In PIL (and mostly all softwares/librairies that use libjpeg) the quality setting is use to construct the quantization table (ref.). In libjpeg the quality number "scale" the sample table values (from the JPEG specification Section K.1). In other librairies there's different tables assign to different qualities (ex.: Photoshop, digital camera).

So, in others terms, the quality equal to the quantization table, so it's more complex then just a number.

If you want to save your modify images with the same "quality", you only need to use the same quantization table. Fortunately, the quantization table is embeded in each JPEG. Unfortunately, it's not possible to specify a quantization table when saving in PIL. cjpeg, a command line utilities that come with libjpeg, can do that.

Here's some rough code that save a jpeg with a specified quantization table:

from subprocess import Popen, PIPE
from PIL import Image, ImageFilter

proc = Popen('%s -sample 1x1 -optimize -progressive -qtables %s -outfile %s' % ('path/to/cjpeg', '/path/ta/qtable', 'out.jpg'), shell=True, stdin=PIPE, stdout=PIPE, stderr=PIPE)
P = '6'
if im.mode == 'L':
    P = '5'
stdout, stderr = proc.communicate('P%s\n%s %s\n255\n%s' % (P, im.size[0], im.size[1], im.tostring()))

You will need to find the way to extract the quantization table from the orginal jpeg. djpeg can do that (part of libjpeg):

djpeg -verbose -verbose image.jpg > /dev/null

You will need also to find and set the sampling. For more info on that check here. You can also look at test_subsampling

UPDATE

I did a PIL fork to add the possibility to specify subsampling or quantization tables or both when saving JPEG. You can also specify quality='keep' when saving and the image will be saved with the same quantization tables and subsampling as the original (original need to be a JPEG). There's also some presets (based on Photoshop) that you can pass to quality when saving. My fork.

UPDATE 2

My code is now part of Pillow 2.0. So just do:

pip install Pillow

Solution 2:

Quality is something that is used to generate the data that is stored in the JPEG. This number is not stored in the JPEG.
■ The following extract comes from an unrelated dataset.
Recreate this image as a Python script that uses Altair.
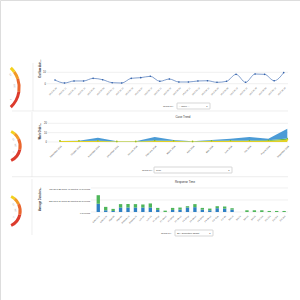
import math
import altair as alt
import pandas as pd

# ---------------- data ----------------
# Row 1 : outflow trend (line)
trend_labels = ["2016-01-04", "2016-01-11", "2016-01-18", "2016-01-25", "2016-02-01",
                "2016-02-08", "2016-02-15", "2016-02-22", "2016-02-29", "2016-03-07",
                "2016-03-14", "2016-03-21", "2016-03-28", "2016-04-04", "2016-04-11",
                "2016-04-18", "2016-04-25", "2016-05-02", "2016-05-09", "2016-05-16",
                "2016-05-23", "2016-05-30", "2016-06-06", "2016-06-13", "2016-06-20"]
trend_values = [3.2, 0.6, 2.4, 2.4, 4.7, 3.5, 0.9, 0.6, 4.7, 5.3, 6.5, 2.1, 4.1,
                1.5, 1.5, 2.4, 2.6, 1.2, 2.1, 8.2, 1.2, 8.5, 8.2, 2.6, 9.7]
trend_ticks = [0, 10]

# Row 2 : case trend (stacked area)
case_months = ["September 2015", "October 2015", "November 2015", "December 2015",
               "January 2016", "February 2016", "March 2016", "April 2016",
               "May 2016", "June 2016", "July 2016", "August 2016", "September 2016"]
case_series = ["Problem", "Request", "Incident"]
case_problem = [1.0, 1.0, 1.0, 0.6, 0.6, 1.2, 1.0, 0.6, 1.0, 1.0, 1.0, 1.2, 2.5]
case_request = [0.1, 0.2, 0.4, 0.1, 0.1, 0.4, 0.3, 0.1, 0.3, 0.5, 0.6, 0.6, 1.2]
case_incident = [0.0, 0.2, 3.2, 0.0, 0.0, 3.8, 0.8, 0.0, 0.8, 2.1, 3.8, 1.8, 10.6]
case_ticks = [0, 10, 20]

# Row 3 : response time (stacked bars, days)
sla_targets = ["Critical 1h", "Critical 2h", "High 4h", "High 8h", "Medium 1d",
               "Medium 2d", "Low 3d", "Low 5d", "P1 Resp", "P1 Resol", "P2 Resp",
               "P2 Resol", "P3 Resp", "P3 Resol", "P4 Resp", "P4 Resol", "VIP 30m",
               "VIP 4h", "Std 1d", "Std 2d", "Std 3d", "Std 5d", "Ext 10d",
               "Ext 15d", "Ext 20d", "Ext 30d"]
resp_series = ["Response", "Resolution"]
resp_response = [159, 33, 20, 86, 86, 86, 86, 86, 40, 0, 40, 46, 86, 93, 46, 33, 73, 66,
                 46, 0, 0, 0, 0, 0, 0, 0]
resp_resolution = [165, 66, 40, 66, 66, 66, 59, 79, 39, 26, 39, 40, 26, 59, 33, 33, 39, 40,
                   27, 0, 33, 33, 33, 20, 20, 20]
resp_ticks = [0, 231.4728, 462.9456]

# Gauges
gauge_segments = ["low", "mid", "high", "critical"]
gauge_values = [12, 18, 30, 40]
gauge_colors = ["#f3d11c", "#f29a26", "#ea652d", "#dc3b2d"]
gauge_labels = ["50", "100", "0"]

FONT = "Liberation Sans"
GRID = "#e6e6e6"
BORDER = "#e2e2e2"
TXT = "#333333"

one = pd.DataFrame({"k": [0]})


def rule(x, x2, y, y2, color=BORDER, sw=0.6):
    return alt.Chart(one).mark_rule(color=color, strokeWidth=sw).encode(
        x=alt.value(x), x2=alt.value(x2), y=alt.value(y), y2=alt.value(y2))


def text(s, x, y, size=2.6, align="left", angle=0, color=TXT, weight="normal"):
    return alt.Chart(one).mark_text(text=s, align=align, baseline="middle", fontSize=size,
                                    font=FONT, color=color, angle=angle,
                                    fontWeight=weight).encode(
        x=alt.value(x), y=alt.value(y))


def gauge(cx, cy, r):
    gdf = pd.DataFrame({"seg": gauge_segments, "val": gauge_values,
                        "ord": list(range(len(gauge_segments)))})
    # visible part of the gauge ring (its centre lies left of the screenshot)
    a0 = math.asin(min(1.0, (11.8 - cx) / r))
    ring = alt.Chart(gdf).mark_arc(innerRadius=r - 3, outerRadius=r).encode(
        theta=alt.Theta("val:Q", stack=True,
                        scale=alt.Scale(domain=[0, sum(gauge_values)],
                                        range=[a0, math.pi - a0])),
        color=alt.Color("seg:N", scale=alt.Scale(domain=gauge_segments, range=gauge_colors),
                        legend=None),
        order=alt.Order("ord:Q"),
        x=alt.value(cx), y=alt.value(cy))
    labs = []
    for lab, ang in zip(gauge_labels, [0.95, 1.5, 2.15]):
        rr = r - 6
        labs.append(text(lab, cx + rr * math.sin(ang), cy - rr * math.cos(ang), 2.2,
                         align="center", angle=90 + math.degrees(ang) - 90 + 0,
                         color="#9a9a9a"))
    return [ring] + labs


def widget(label_x, box_x, box_x2, y, value):
    return [
        alt.Chart(one).mark_rect(fill="white", stroke="#9a9a9a", strokeWidth=0.4,
                                 cornerRadius=0.5).encode(
            x=alt.value(box_x), x2=alt.value(box_x2), y=alt.value(y - 3),
            y2=alt.value(y + 3)),
        text("Group by:", label_x, y, 2.4),
        text(value, box_x + 2, y, 2.4),
        text("▼", box_x2 - 3, y, 1.8, align="center", color="#444"),
    ]


def xaxis(size, at_y):
    return alt.Axis(title=None, orient="bottom", offset=-(300 - at_y), labelAngle=-45,
                    labelFontSize=size, labelColor="#555", labelPadding=2.5, ticks=False,
                    domain=False, grid=False, labelOverlap=False, labelFont=FONT)


def yaxis(values, at_x, size=2.6, **kw):
    return alt.Axis(title=None, orient="left", offset=-at_x, values=values, labelFont=FONT,
                    labelColor="#333", labelFontSize=size, labelPadding=1.5, ticks=False,
                    domain=False, grid=False, **kw)


# ---------------- row 1 : line ----------------
df1 = pd.DataFrame({"week": trend_labels, "count": trend_values})
y1 = alt.Y("count:Q", scale=alt.Scale(domain=[0, 10], range=[83.7, 72.3], nice=False,
                                      zero=False),
           axis=yaxis(trend_ticks, 47))
x1 = alt.X("week:O", sort=None,
           scale=alt.Scale(type="point", range=[55, 283.7], padding=0),
           axis=xaxis(2.0, 83.7))
grid1 = alt.Chart(pd.DataFrame({"count": trend_ticks})).mark_rule(
    color=GRID, strokeWidth=0.6).encode(y=y1, x=alt.value(47), x2=alt.value(288))
line1 = alt.Chart(df1).mark_line(interpolate="monotone", color="#4a76b9",
                                 strokeWidth=0.7).encode(x=x1, y=y1)
pts1 = alt.Chart(df1).mark_circle(color="#2f5ea8", size=2.5, opacity=1).encode(x=x1, y=y1)
row1 = alt.layer(grid1, line1, pts1)

# ---------------- row 2 : stacked area ----------------
rows2 = []
for i, (s, vals) in enumerate(zip(case_series, [case_problem, case_request, case_incident])):
    for m, v in zip(case_months, vals):
        rows2.append({"month": m, "type": s, "orders": v, "ord": i})
df2 = pd.DataFrame(rows2)
sc2 = alt.Scale(domain=[0, 20], range=[142, 123.3], nice=False, zero=False)
x2 = alt.X("month:O", sort=None, scale=alt.Scale(type="point", range=[60, 287.3], padding=0),
           axis=xaxis(2.2, 142))
grid2 = alt.Chart(pd.DataFrame({"orders": case_ticks})).mark_rule(
    color=GRID, strokeWidth=0.6).encode(
    y=alt.Y("orders:Q", scale=sc2, axis=yaxis(case_ticks, 48)),
    x=alt.value(48), x2=alt.value(288))
ys2 = alt.Y("orders:Q", stack="zero", scale=sc2, axis=yaxis(case_ticks, 48))
area2 = alt.Chart(df2).mark_area(interpolate="linear", opacity=1).encode(
    x=x2, y=ys2, order=alt.Order("ord:Q"),
    color=alt.Color("type:N", scale=alt.Scale(domain=case_series,
                                              range=["#e3d224", "#6bb843", "#4b9bd6"]),
                    legend=None))
pts2 = alt.Chart(df2).mark_circle(opacity=1).encode(
    x=x2, y=ys2, order=alt.Order("ord:Q"),
    color=alt.Color("type:N", scale=alt.Scale(domain=case_series,
                                              range=["#e3d224", "#6bb843", "#3f8ccb"]),
                    legend=None),
    size=alt.Size("type:N", scale=alt.Scale(domain=case_series, range=[4, 0, 2.5]),
                  legend=None))
row2 = alt.layer(grid2, area2, pts2)

# ---------------- row 3 : stacked bars ----------------
rows3 = []
for i, (s, vals) in enumerate(zip(resp_series, [resp_response, resp_resolution])):
    for t, v in zip(sla_targets, vals):
        rows3.append({"target": t, "part": s, "days": v, "ord": i})
df3 = pd.DataFrame(rows3)
label_expr = ("datum.value < 1 ? '0 seconds' : datum.value < 300 ? "
              "'231 days 11 hours 20 minutes 50 seconds' : "
              "'462 days 22 hours 41 minutes 40 seconds'")
sc3 = alt.Scale(domain=[0, 462.9456], range=[212, 188], nice=False, zero=False)
ax3 = yaxis(resp_ticks, 91, size=2.2, labelExpr=label_expr)
grid3 = alt.Chart(pd.DataFrame({"days": resp_ticks})).mark_rule(
    color=GRID, strokeWidth=0.6).encode(
    y=alt.Y("days:Q", scale=sc3, axis=ax3), x=alt.value(91), x2=alt.value(288))
bars3 = alt.Chart(df3).mark_bar().encode(
    x=alt.X("target:N", sort=None,
            scale=alt.Scale(type="band", range=[96.6, 285.8], paddingInner=0.55,
                            paddingOuter=0),
            axis=xaxis(2.1, 212)),
    y=alt.Y("days:Q", stack="zero", scale=sc3, axis=ax3),
    color=alt.Color("part:N", scale=alt.Scale(domain=resp_series,
                                              range=["#2f80c4", "#4fb65a"]), legend=None),
    order=alt.Order("ord:Q"))
row3 = alt.layer(grid3, bars3)

# ---------------- decorations ----------------
deco = [
    # panel borders
    rule(33, 33, 63, 111), rule(12, 288, 111, 111),
    rule(32, 32, 112, 177), rule(12, 288, 176.7, 176.7),
    rule(32, 32, 179, 235),
    # titles
    text("Case Trend", 183, 117, 2.9, align="center"),
    text("Response Time", 185, 181.5, 2.9, align="center"),
    text("Outflow date…", 40, 68.5, 2.6, align="center", angle=270, weight="bold"),
    text("Work Order…", 40, 131, 2.6, align="center", angle=270, weight="bold"),
    text("Average Duration…", 40, 199, 2.6, align="center", angle=270, weight="bold"),
] + widget(163, 177, 210, 106, "-- None --") \
  + widget(142, 154, 232, 170, "Type") \
  + widget(161, 175, 213, 233, "SLA Definition Target")

gauges = gauge(-7.8, 87.5, 28.5) + gauge(4.1, 146, 17.6) + gauge(4.1, 211, 17.6)

chart = alt.layer(row1, row2, row3, *gauges, *deco).resolve_scale(
    x="independent", y="independent", color="independent", theta="independent",
    size="independent"
).properties(
    width=300, height=300, autosize=alt.AutoSizeParams(type="none"), padding=0
).configure_view(strokeOpacity=0).configure(background="white")

chart.save("out.html", embed_options={"renderer": "svg", "actions": False})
One way that you might be able to determine quality is to take the topleft 8x8 pixel cell of the image before you edit it and run the JPEG compression formula on just that to get close to the original. You need to develop a distance function from the result of that to your original (pixel difference).

You will still be doing a binary search with quality, but it's a much smaller amount of work.

Here is information on how JPEG compression works

https://www.dspguide.com/ch27/6.htm

Here's another way from a MS FAQ

https://support.microsoft.com/kb/324790

You have to translate from C#.